The reaction to my starling diagnosis, with metastases to 13 lymph nodes, was not that I was diagnosed with breast cancer; it was that it was at an advanced stage, within weeks of my 11th 'gold' standard mammogram. It was also astonishing that at the time of my late stage diagnosis, after practically arm wrestling my team of docs as to what happened to my early diagnosis, it was finally revealed to me that my dense breast tissue masked my cancer on mammography for years. Even though this critical breast health information was known by the medical community and in scientific journals for more than a decade before my diagnosis, not one of my health care providers thought it might be important to my health and my life to know about this potentially fatal flaw caused by the limitations of mammography. The promise of early detection for me and innumerable women with dense breast tissue is a beautifully created fairy tale with a potentially 'unhappily ever after' ending as the size of the breast cancer and how far it has spread, even in light of new treatments, remains vital to surviving the disease.

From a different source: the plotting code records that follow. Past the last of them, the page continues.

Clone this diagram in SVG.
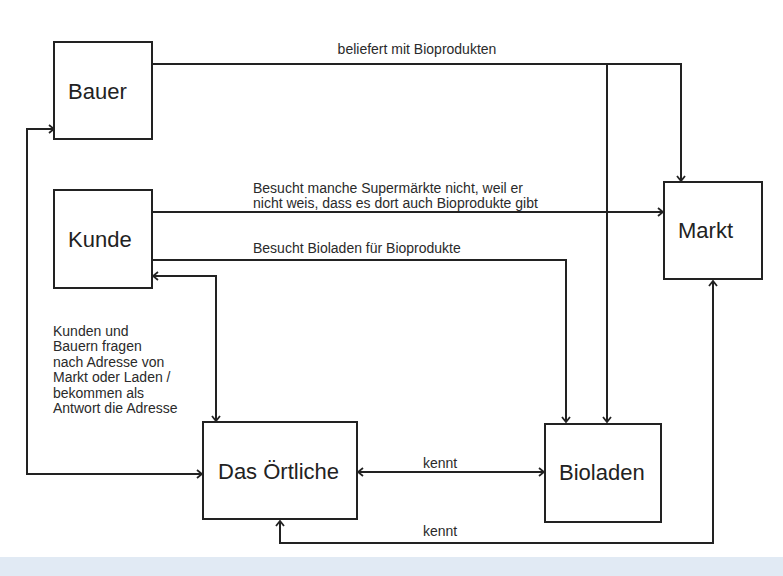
<svg xmlns="http://www.w3.org/2000/svg" width="783" height="576" viewBox="0 0 783 576">
<style>
.box{fill:#fff;stroke:#222;stroke-width:2}
.big{font-family:"Liberation Sans",Arial,sans-serif;font-size:22px;fill:#222}
.lbl{font-family:"Liberation Sans",Arial,sans-serif;font-size:14px;fill:#2a2a2a}
.c{fill:none;stroke:#222;stroke-width:2}
</style>
<defs>
<marker id="a" viewBox="0 0 10 10" refX="9" refY="5" markerWidth="10" markerHeight="10" markerUnits="userSpaceOnUse" orient="auto-start-reverse">
<path d="M4,1 L9,5 L4,9" fill="none" stroke="#222" stroke-width="1.8"/>
</marker>
</defs>
<rect x="0" y="0" width="783" height="576" fill="#fff"/>
<rect x="0" y="557" width="783" height="19" fill="#e1eaf4"/>
<g id="connectors">
<path class="c" d="M152,64 H681 V181" marker-end="url(#a)"/>
<path class="c" d="M607,64 V422" marker-end="url(#a)"/>
<path class="c" d="M152,212 H663" marker-end="url(#a)"/>
<path class="c" d="M152,260 H566 V422" marker-end="url(#a)"/>
<path class="c" d="M153,276 H216 V421" marker-start="url(#a)" marker-end="url(#a)"/>
<path class="c" d="M54,129 H27 V474 H202" marker-start="url(#a)" marker-end="url(#a)"/>
<path class="c" d="M358,472 H544" marker-start="url(#a)" marker-end="url(#a)"/>
<path class="c" d="M713,281 V543 H280 V521" marker-start="url(#a)" marker-end="url(#a)"/>
<text class="lbl" x="417" y="54" text-anchor="middle">beliefert mit Bioprodukten</text>
<text class="lbl" x="253" y="193">Besucht manche Supermärkte nicht, weil er</text>
<text class="lbl" x="253" y="208">nicht weis, dass es dort auch Bioprodukte gibt</text>
<text class="lbl" x="253" y="253">Besucht Bioladen für Bioprodukte</text>
<text class="lbl" x="53" y="336">Kunden und</text>
<text class="lbl" x="53" y="351">Bauern fragen</text>
<text class="lbl" x="53" y="367">nach Adresse von</text>
<text class="lbl" x="53" y="382">Markt oder Laden /</text>
<text class="lbl" x="53" y="398">bekommen als</text>
<text class="lbl" x="53" y="413">Antwort die Adresse</text>
<text class="lbl" x="423" y="468">kennt</text>
<text class="lbl" x="423" y="536">kennt</text>
</g>
<g id="bauer">
<rect class="box" x="54" y="42" width="98" height="97"/>
<text class="big" x="68" y="99">Bauer</text>
</g>
<g id="kunde">
<rect class="box" x="54" y="190" width="98" height="98"/>
<text class="big" x="68" y="247">Kunde</text>
</g>
<g id="markt">
<rect class="box" x="664" y="182" width="98" height="97"/>
<text class="big" x="678" y="238">Markt</text>
</g>
<g id="oertliche">
<rect class="box" x="203" y="422" width="154" height="97"/>
<text class="big" x="218" y="479">Das Örtliche</text>
</g>
<g id="bioladen">
<rect class="box" x="545" y="424" width="116" height="98"/>
<text class="big" x="559" y="480">Bioladen</text>
</g>
</svg>
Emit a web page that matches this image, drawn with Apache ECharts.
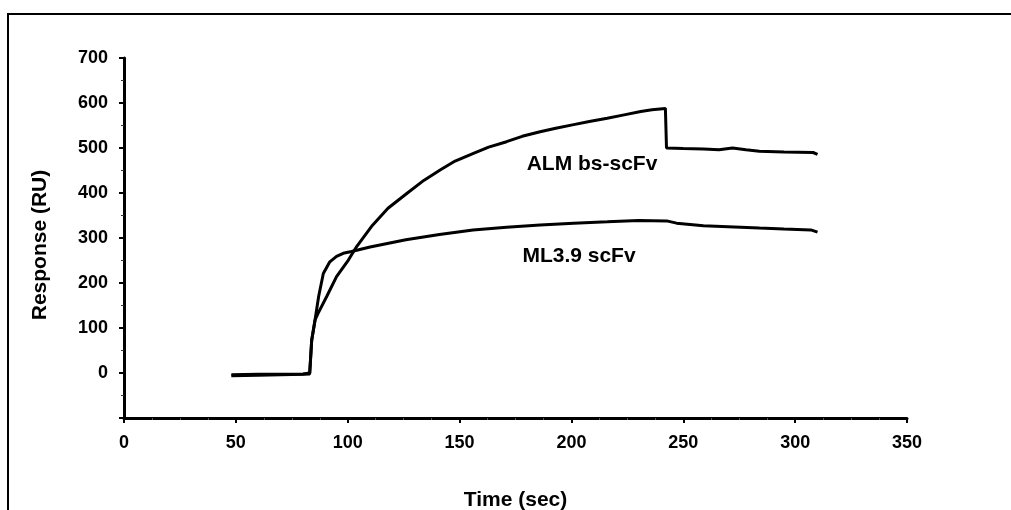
<!DOCTYPE html>
<html>
<head>
<meta charset="utf-8">
<script src="https://cdn.jsdelivr.net/npm/echarts@6/dist/echarts.min.js"></script>
<style>
  html, body { margin: 0; padding: 0; background: #fff; }
  #chart { width: 1011px; height: 510px; }
</style>
</head>
<body>
<div id="chart"></div>
<script>
// ALM bs-scFv sensorgram (time in sec, response in RU)
const almTime = [48, 60, 70, 80, 83, 83.9, 85.4, 86.8, 90.6, 95, 100.3, 104, 111, 118, 126.4, 134, 141.3, 148, 156.2, 163, 171, 178, 186, 193, 201, 208, 216, 223, 231, 236, 242, 242.5, 250, 259, 266, 272, 278, 284, 295, 308, 310];
const almResp = [-6, -5, -4, -3, -2, 73, 118, 133, 170, 214, 251, 281, 328, 366, 399, 428, 451, 471, 488, 502, 514, 526, 536, 544, 552, 559, 566, 573, 581, 585, 588, 500, 499, 498, 496, 500, 496, 493, 491, 490, 486];

// ML3.9 scFv sensorgram
const mlTime = [48, 60, 70, 80, 83, 83.9, 85.4, 87, 89.1, 92, 95, 98, 101.7, 110, 126, 141, 156, 171, 186, 201, 216, 230, 242.6, 247, 259, 270, 284, 295, 307, 310];
const mlResp = [-4, -3, -3, -2, 0, 73, 118, 170, 221, 247, 259, 266, 270, 280, 296, 308, 318, 324, 329, 333, 336, 339, 338, 333, 327, 325, 322, 320, 318, 313];

const seriesNames = ['ALM bs-scFv', 'ML3.9 scFv'];

const zip = (xs, ys) => xs.map((x, i) => [x, ys[i]]);

const chart = echarts.init(document.getElementById('chart'));
const font = 'Liberation Sans, Arial, sans-serif';

chart.setOption({
  animation: false,
  backgroundColor: '#fff',
  grid: { left: 124, right: 104, top: 58, bottom: 92, outerBoundsMode: 'none', containLabel: false },
  xAxis: {
    type: 'value',
    min: 0, max: 350, interval: 50,
    name: 'Time (sec)',
    nameLocation: 'middle',
    nameGap: 72,
    nameTextStyle: { fontFamily: font, fontWeight: 'bold', fontSize: 21, color: '#000' },
    axisLine: { onZero: false, lineStyle: { color: '#000', width: 3 } },
    axisTick: { length: 5, lineStyle: { color: '#000', width: 2 } },
    minorTick: { show: true, splitNumber: 4, length: 2, lineStyle: { color: '#555', width: 1 } },
    axisLabel: { margin: 16, fontFamily: font, fontWeight: 'bold', fontSize: 18, color: '#000' },
    splitLine: { show: false }
  },
  yAxis: {
    type: 'value',
    min: -100, max: 700, interval: 100,
    name: 'Response (RU)',
    nameLocation: 'middle',
    nameGap: 73,
    nameTextStyle: { fontFamily: font, fontWeight: 'bold', fontSize: 21, color: '#000', padding: [0, 14, 0, 0] },
    axisLine: { show: true, lineStyle: { color: '#000', width: 3 } },
    axisTick: { show: true, length: 5, lineStyle: { color: '#000', width: 2 } },
    minorTick: { show: true, splitNumber: 2, length: 3, lineStyle: { color: '#333', width: 1 } },
    axisLabel: {
      margin: 16, fontFamily: font, fontWeight: 'bold', fontSize: 18, color: '#000',
      formatter: v => (v < 0 ? '' : String(v))
    },
    splitLine: { show: false }
  },
  series: [
    {
      name: seriesNames[0],
      type: 'line',
      data: zip(almTime, almResp),
      showSymbol: false,
      lineStyle: { color: '#000', width: 3 },
      itemStyle: { color: '#000' }
    },
    {
      name: seriesNames[1],
      type: 'line',
      data: zip(mlTime, mlResp),
      showSymbol: false,
      lineStyle: { color: '#000', width: 3 },
      itemStyle: { color: '#000' }
    }
  ],
  graphic: [
    {
      type: 'rect',
      shape: { x: 8, y: 14, width: 1020, height: 520 },
      style: { fill: 'none', stroke: '#000', lineWidth: 2 },
      silent: true
    },
    {
      type: 'text',
      x: 592, y: 164,
      style: {
        text: seriesNames[0], fontFamily: font, fontWeight: 'bold', fontSize: 21, fill: '#000',
        align: 'center', verticalAlign: 'middle'
      }
    },
    {
      type: 'text',
      x: 579, y: 256,
      style: {
        text: seriesNames[1], fontFamily: font, fontWeight: 'bold', fontSize: 21, fill: '#000',
        align: 'center', verticalAlign: 'middle'
      }
    }
  ]
});
</script>
</body>
</html>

When I discovered that my right breast contained a cancer three times the size that it should have been if my screening mammography did what it was promised to do, I questioned my team of docs as to their confidence that there wasn't another intruder hidden in my left breast. That information would be critical as I decided my surgery choice. An MRI was ordered and within several weeks I was wheeled off to the operating room facing an 8 hour right breast latissimus dorci flap mastectomy with reconstruction.

Since I still retain a 'good' breast, I continue to be a consumer of breast screening. From the time of my advanced diagnosis, until today, my health care team is keenly attentive about my screening regimen, discussing my personalized risks, including my 'dense' left breast, taking into account my personal screening preferences -- annual ultrasound screening six months after my annual mammography and biennial MRI. Why did it have to take a missed, delayed and advanced stage breast cancer diagnosis for me to have access to personalized screening to give me the benefit of an early diagnosis? An ultrasound with a skilled radiologist would have discovered my cancer well before it had metastasized to 13 lymph nodes. Without a doubt, my life-long side effects from my aggressive treatments would be diminished, including better life outcomes for surviving this disease, as ER+ breast cancer can recur for more than two decades after diagnosis.

The randomized controlled trials of mammography conclude that the magnitude of the reduction of advanced stage breast cancer is associated with the magnitude of the reduction of mortality. While the diagnosis of early breast cancer has increased over many years, the corresponding reduction of advanced disease has not achieved the same increase. Discussing the issue of dense breast tissue and screening, Tabar et al state, "Going forward breast cancer screening programs should embrace the opportunity to tailor imaging to provide the greatest benefit to all women to reduce advanced disease for mortality reduction to be achieved."

A breast health screening regimen that fails to take into account a woman's breast tissue density and her preferences will continue to miss the advanced killing cancers as one size breast cancer screening fits none.